A decorrer desde dia 23 de novembro, o festival de documentário passou pelo Porto e, pela primeira vez, também por Braga, com exibições de filmes em vários espaços das cidades. O Porto/Post/Doc, que já tem nova edição anunciada para 2020, centrou este ano a sua programação nas questões identitárias.
O júri entregou ainda a “The Science of Fictions”, de Yosep Anggi Noen, o prémio Companhia das Culturas / Fundação Pereira Monteiro para melhor realizador emergente.
“Com uma alegria comunicativa, o filme joga com elementos clássicos do cinema, usando luz e ritmo para criar magia, enquanto traça um retrato humano e político de uma alma solitária”, justificou o júri.
O Prémio Cinema Novo, atribuído pelo Canal 180, foi para “Terril”, de Bronte Sthal, pela “originalidade do tratamento cinematográfico na abordagem de uma temática central do nosso tempo: a questão ambiental”.

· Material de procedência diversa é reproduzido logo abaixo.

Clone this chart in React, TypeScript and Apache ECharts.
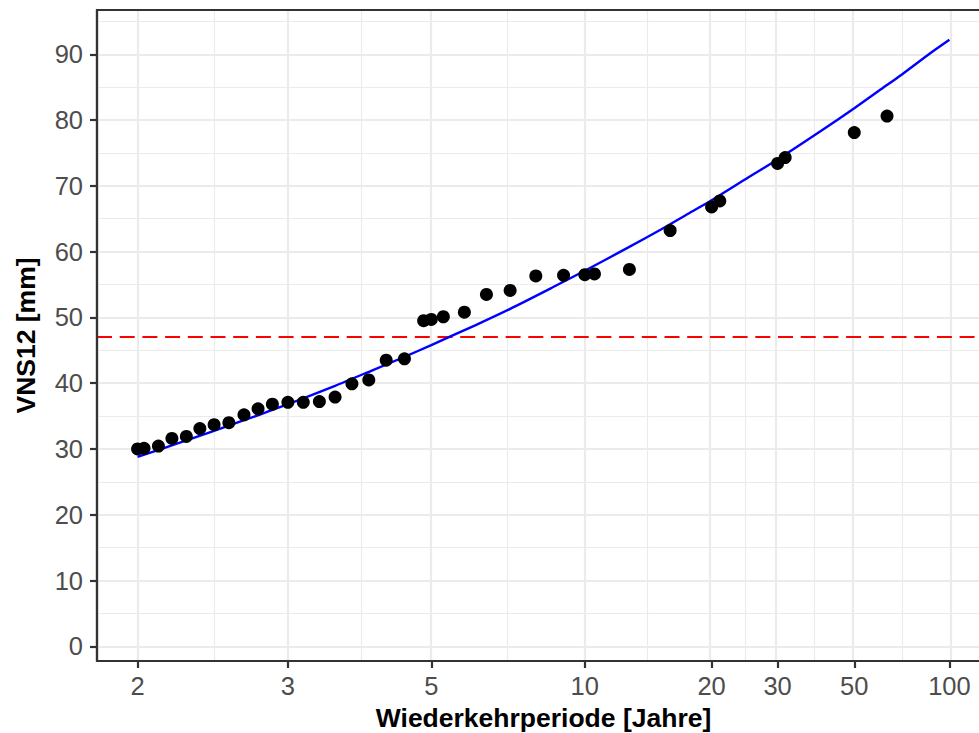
import React, { useEffect, useRef } from "react";
import * as echarts from "echarts";

// x-axis: return periods (years) shown on a normal-probability scale
const tickPeriods = [2, 3, 5, 10, 20, 30, 50, 100];
const tickLabels = ["2", "3", "5", "10", "20", "30", "50", "100"];
const yTicks = [0, 10, 20, 30, 40, 50, 60, 70, 80, 90];
const yMinorTicks = [5, 15, 25, 35, 45, 55, 65, 75, 85, 95];

// observed annual maxima, ranked (return period, VNS12 mm)
const rankedPeriods = [63, 31.5, 21, 15.75, 12.6, 10.5, 9, 7.88, 7, 6.3, 5.73, 5.25, 4.85, 4.5, 4.2, 3.94, 3.71, 3.5, 3.32, 3.15, 3, 2.86, 2.74, 2.63, 2.52, 2.42, 2.33, 2.25, 2.17, 2.1, 2.03];
const rankedValues = [80.6, 74.3, 67.7, 63.2, 57.3, 56.6, 56.4, 56.3, 54.1, 53.5, 50.8, 50.1, 49.5, 43.7, 43.5, 40.5, 39.9, 37.9, 37.2, 37.1, 37.1, 36.8, 36.1, 35.2, 34.0, 33.7, 33.1, 31.9, 31.6, 30.45, 30.1];

// empirical values at standard return periods
const standardPeriods = [2, 5, 10, 20, 30, 50];
const standardValues = [30.0, 49.7, 56.5, 66.8, 73.4, 78.1];

// fitted distribution curve
const fitPeriods = [2, 2.25, 2.5, 2.75, 3, 3.5, 4, 4.5, 5, 6, 7, 8.5, 10, 12.5, 15, 17.5, 20, 25, 30, 40, 50, 60, 70, 85, 100];
const fitValues = [28.8, 31.3, 33.4, 35.2, 36.8, 39.6, 42.0, 44.0, 45.8, 48.8, 51.3, 54.5, 57.1, 60.6, 63.4, 65.8, 67.8, 71.3, 74.0, 78.4, 81.8, 84.6, 86.9, 89.9, 92.2];

// threshold
const thresholdValue = 47;

// y axis range (as in the reference panel)
const yMin = -2.23;
const yMax = 96.73;

function probit(p: number): number {
  const a = [-3.969683028665376e1, 2.209460984245205e2, -2.759285104469687e2, 1.38357751867269e2, -3.066479806614716e1, 2.506628277459239];
  const b = [-5.447609879822406e1, 1.615858368580409e2, -1.556989798598866e2, 6.680131188771972e1, -1.328068155288572e1];
  const c = [-7.784894002430293e-3, -3.223964580411365e-1, -2.400758277161838, -2.549732539343734, 4.374664141464968, 2.938163982698783];
  const d = [7.784695709041462e-3, 3.224671290700398e-1, 2.445134137142996, 3.754408661907416];
  const pl = 0.02425;
  const ph = 1 - pl;
  let q: number, r: number;
  if (p < pl) {
    q = Math.sqrt(-2 * Math.log(p));
    return (((((c[0] * q + c[1]) * q + c[2]) * q + c[3]) * q + c[4]) * q + c[5]) / ((((d[0] * q + d[1]) * q + d[2]) * q + d[3]) * q + 1);
  }
  if (p <= ph) {
    q = p - 0.5;
    r = q * q;
    return ((((((a[0] * r + a[1]) * r + a[2]) * r + a[3]) * r + a[4]) * r + a[5]) * q) / (((((b[0] * r + b[1]) * r + b[2]) * r + b[3]) * r + b[4]) * r + 1);
  }
  q = Math.sqrt(-2 * Math.log(1 - p));
  return -(((((c[0] * q + c[1]) * q + c[2]) * q + c[3]) * q + c[4]) * q + c[5]) / ((((d[0] * q + d[1]) * q + d[2]) * q + d[3]) * q + 1);
}
const zOf = (T: number) => probit(1 - 1 / T);

const FONT = "'Liberation Sans', Arial, Helvetica, sans-serif";

export default function App() {
  const ref = useRef<HTMLDivElement>(null);
  useEffect(() => {
    if (!ref.current) return;
    const chart = echarts.init(ref.current, undefined, { renderer: "svg" });

    const zTicks = tickPeriods.map(zOf);
    const zLo = zTicks[0];
    const zHi = zTicks[zTicks.length - 1];
    const xMin = zLo - 0.05 * (zHi - zLo);
    const xMax = zHi + 0.05 * (zHi - zLo);
    const zMinor: number[] = [];
    for (let i = 0; i < zTicks.length - 1; i++) zMinor.push((zTicks[i] + zTicks[i + 1]) / 2);

    const gridMajor = { color: "#EBEBEB", width: 2.2, type: "solid" as const };
    const gridMinor = { color: "#EBEBEB", width: 1.1, type: "solid" as const };

    const gridLines = [
      ...zMinor.map((v) => ({ xAxis: v, lineStyle: gridMinor })),
      ...yMinorTicks.filter((v) => v > yMin && v < yMax).map((v) => ({ yAxis: v, lineStyle: gridMinor })),
      ...zTicks.map((v) => ({ xAxis: v, lineStyle: gridMajor })),
      ...yTicks.map((v) => ({ yAxis: v, lineStyle: gridMajor })),
    ];

    const labelFor = (v: number) => {
      let best = 0;
      for (let i = 1; i < zTicks.length; i++) if (Math.abs(zTicks[i] - v) < Math.abs(zTicks[best] - v)) best = i;
      return tickLabels[best];
    };

    const gridLeft = 97;
    const gridTop = 10;
    const gridWidth = 893;
    const gridHeight = 651;

    const pointStyle = { color: "#000000", opacity: 1, borderWidth: 0 };

    const option: any = {
      animation: false,
      backgroundColor: "#FFFFFF",
      grid: {
        left: gridLeft,
        top: gridTop,
        width: gridWidth,
        height: gridHeight,
        containLabel: false,
        outerBoundsMode: "none",
        show: false,
      },
      xAxis: {
        type: "value",
        min: xMin,
        max: xMax,
        name: "Wiederkehrperiode [Jahre]",
        nameLocation: "middle",
        nameGap: 43,
        nameTextStyle: { fontFamily: FONT, fontWeight: "bold", fontSize: 26.5, color: "#000000" },
        axisLine: { show: true, onZero: false, lineStyle: { color: "#333333", width: 2.2 } },
        axisTick: { show: true, customValues: zTicks, length: 7, lineStyle: { color: "#333333", width: 2.2 } },
        axisLabel: {
          show: true,
          customValues: zTicks,
          formatter: (v: number) => labelFor(v),
          fontFamily: FONT,
          fontSize: 25.5,
          color: "#4D4D4D",
          margin: 12,
          hideOverlap: false,
        },
        splitLine: { show: false },
        minorSplitLine: { show: false },
      },
      yAxis: {
        type: "value",
        min: yMin,
        max: yMax,
        name: "VNS12 [mm]",
        nameLocation: "middle",
        nameGap: 58,
        nameRotate: 90,
        nameTextStyle: { fontFamily: FONT, fontWeight: "bold", fontSize: 26.5, color: "#000000" },
        axisLine: { show: true, onZero: false, lineStyle: { color: "#333333", width: 2.2 } },
        axisTick: { show: true, customValues: yTicks, length: 7, lineStyle: { color: "#333333", width: 2.2 } },
        axisLabel: {
          show: true,
          customValues: yTicks,
          fontFamily: FONT,
          fontSize: 25.5,
          color: "#4D4D4D",
          margin: 14,
          hideOverlap: false,
        },
        splitLine: { show: false },
        minorSplitLine: { show: false },
      },
      graphic: [
        {
          type: "rect",
          z: 100,
          silent: true,
          shape: { x: gridLeft, y: gridTop, width: gridWidth, height: gridHeight },
          style: { fill: "none", stroke: "#333333", lineWidth: 2.2 },
        },
      ],
      series: [
        {
          type: "line",
          name: "grid",
          data: [],
          z: 1,
          silent: true,
          markLine: {
            z: 1,
            silent: true,
            symbol: ["none", "none"],
            label: { show: false },
            emphasis: { disabled: true },
            data: gridLines,
          },
        },
        {
          type: "line",
          name: "threshold",
          data: [],
          z: 2,
          silent: true,
          markLine: {
            z: 2,
            silent: true,
            symbol: ["none", "none"],
            label: { show: false },
            emphasis: { disabled: true },
            lineStyle: { color: "#FF0000", width: 2.2, type: [15, 7.7] },
            data: [{ yAxis: thresholdValue }],
          },
        },
        {
          type: "line",
          name: "fit",
          z: 3,
          data: fitPeriods.map((T, i) => [zOf(T), fitValues[i]]),
          showSymbol: false,
          symbol: "none",
          smooth: 0.25,
          lineStyle: { color: "#0000FF", width: 2.4, type: "solid", opacity: 1 },
          emphasis: { disabled: true },
          silent: true,
        },
        {
          type: "scatter",
          name: "ranked",
          z: 4,
          data: rankedPeriods.map((T, i) => [zOf(T), rankedValues[i]]),
          symbol: "circle",
          symbolSize: 13,
          itemStyle: pointStyle,
          emphasis: { disabled: true },
          silent: true,
        },
        {
          type: "scatter",
          name: "standard",
          z: 4,
          data: standardPeriods.map((T, i) => [zOf(T), standardValues[i]]),
          symbol: "circle",
          symbolSize: 13,
          itemStyle: pointStyle,
          emphasis: { disabled: true },
          silent: true,
        },
      ],
    };

    chart.setOption(option);
    return () => chart.dispose();
  }, []);

  return (
    <div
      ref={ref}
      style={{ position: "fixed", left: 0, top: 0, width: 979, height: 733, background: "#FFFFFF", overflow: "hidden" }}
    />
  );
}
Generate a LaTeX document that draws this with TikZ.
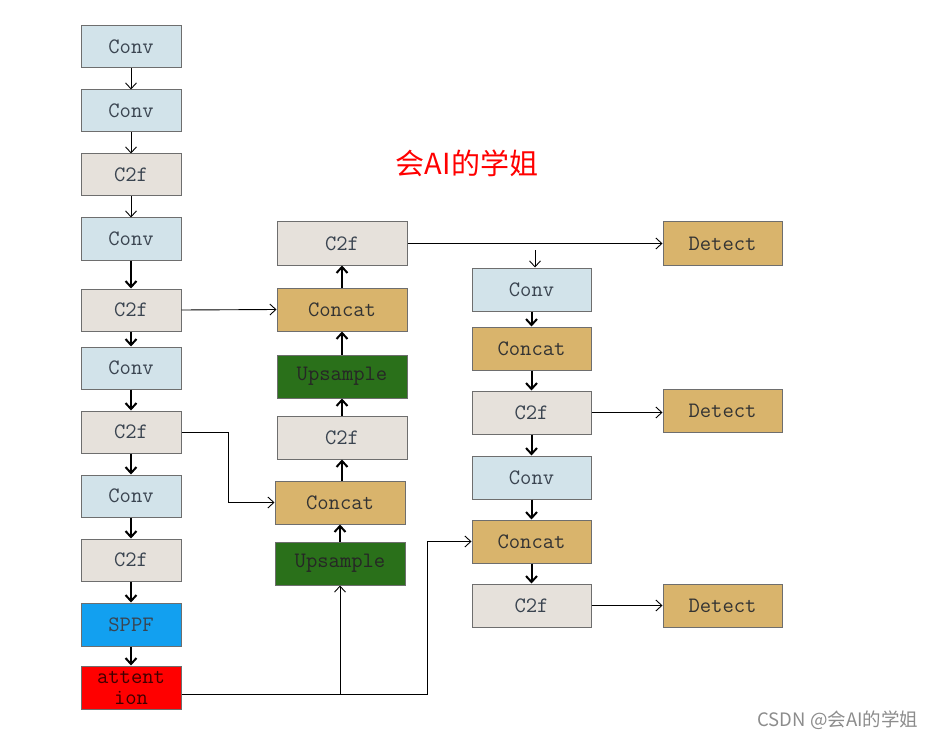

O documentário “Shooting the Mafia”, de Kim Longinotto, conquistou o Prémio Teenage, uma escolha “óbvia e unânime” para o júri, “pela sua ligação entre a representatividade feminina e cultural através da qual criou uma narrativa imersiva, comovente e impactante, que fez jus à notável direção artística”.